1 Corinthians 9:24–27 (NLT)
The reason I need to embrace and practice emotional discipline is because, for too many years, I have placed too much trust in my emotions. My overemphasis on my emotions has been because, when I have experienced spiritual emotions (God’s Spirit guiding the flow of my emotions), my life has greatly benefited. My problem, however, is that I have begun to treat all of my emotions as though they were spiritual. This has led me to become emotionally entangled with things that are unhealthy and unhelpful, especially as it pertains to seeing the dreams God has laid on my heart coming true.
What I have come to realize is that there remains a great deal of lightning left in my life, but those dreams will not come true unless I embrace emotional discipline, so I can “Be the Thunder.”

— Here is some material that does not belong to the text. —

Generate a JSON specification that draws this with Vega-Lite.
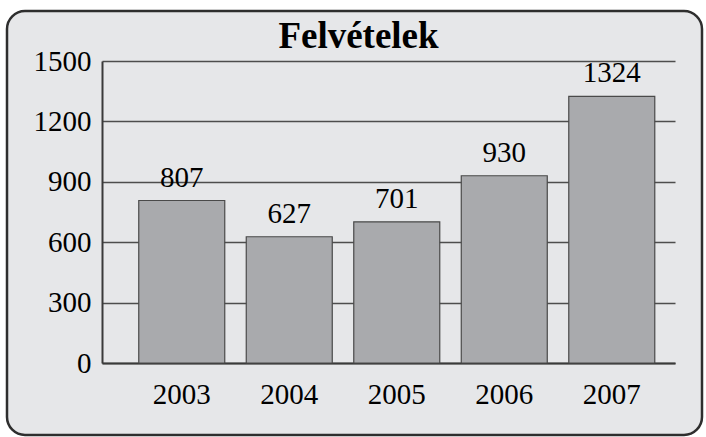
{
  "$schema": "https://vega.github.io/schema/vega-lite/v6.json",
  "autosize": "none",
  "width": 695,
  "height": 424,
  "padding": {"left": 7, "top": 11, "right": 4, "bottom": 2},
  "background": "#ffffff",
  "title": {
    "text": "Felvételek",
    "font": "Liberation Serif",
    "fontSize": 37,
    "fontWeight": "bold",
    "color": "#000000",
    "anchor": "middle",
    "baseline": "alphabetic",
    "offset": -74,
    "dx": 4
  },
  "config": {
    "view": {"fill": "#e6e7e9", "stroke": "#2e2e2e", "strokeWidth": 2.5, "cornerRadius": 18},
    "axis": {
      "labelFont": "Liberation Serif",
      "labelFontSize": 29,
      "labelColor": "#000000",
      "domainColor": "#3a3a3a",
      "domainWidth": 2,
      "gridColor": "#4d4d4d",
      "gridWidth": 1.5,
      "ticks": false,
      "tickSize": 0,
      "title": null
    }
  },
  "data": {
    "values": [
      {"year": "2003", "value": 807},
      {"year": "2004", "value": 627},
      {"year": "2005", "value": 701},
      {"year": "2006", "value": 930},
      {"year": "2007", "value": 1324}
    ]
  },
  "encoding": {
    "x": {
      "field": "year",
      "type": "ordinal",
      "scale": {"range": [95, 668], "paddingInner": 0.2, "paddingOuter": 0.265, "align": 0.645},
      "axis": {"orient": "bottom", "offset": -72, "labelAngle": 0, "labelBaseline": "alphabetic", "labelPadding": 40, "grid": false}
    },
    "y": {
      "field": "value",
      "type": "quantitative",
      "scale": {"domain": [0, 1500], "range": [352, 50], "nice": false, "zero": true},
      "axis": {"orient": "left", "offset": -95, "values": [0, 300, 600, 900, 1200, 1500], "format": "d", "labelPadding": 11, "labelBaseline": "middle", "grid": true}
    }
  },
  "layer": [
    {"mark": {"type": "bar", "fill": "#a9aaad", "stroke": "#4a4a4a", "strokeWidth": 1.2}},
    {
      "mark": {"type": "text", "font": "Liberation Serif", "fontSize": 29, "color": "#000000", "baseline": "alphabetic", "dy": -14},
      "encoding": {"text": {"field": "value", "type": "quantitative", "format": "d"}}
    }
  ]
}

I am looking forward to the next 100 days of working to develop my emotional strength and discipline, to “Be the Thunder.” Reflect on the following six questions to determine whether you should join me.
Read “What Stephen Curry Can Teach Leaders About Change,” then ask yourself what emotional tweak you must make to unleash your thunder?
How do your emotions darken your life or deceive you into thinking something false is true?
How much do you pray through your emotions and rely on God to help you manage them?
What emotional entanglements or unhealthy commitments do you need to disentangle from?
What area of emotional discipline would be easiest for you to start practicing today? Which area of emotional discipline would be most difficult?
How do you think changing your level of emotional strength and discipline could help you “Be the Thunder,” so God can work to make the dreams he has in mind for you come true?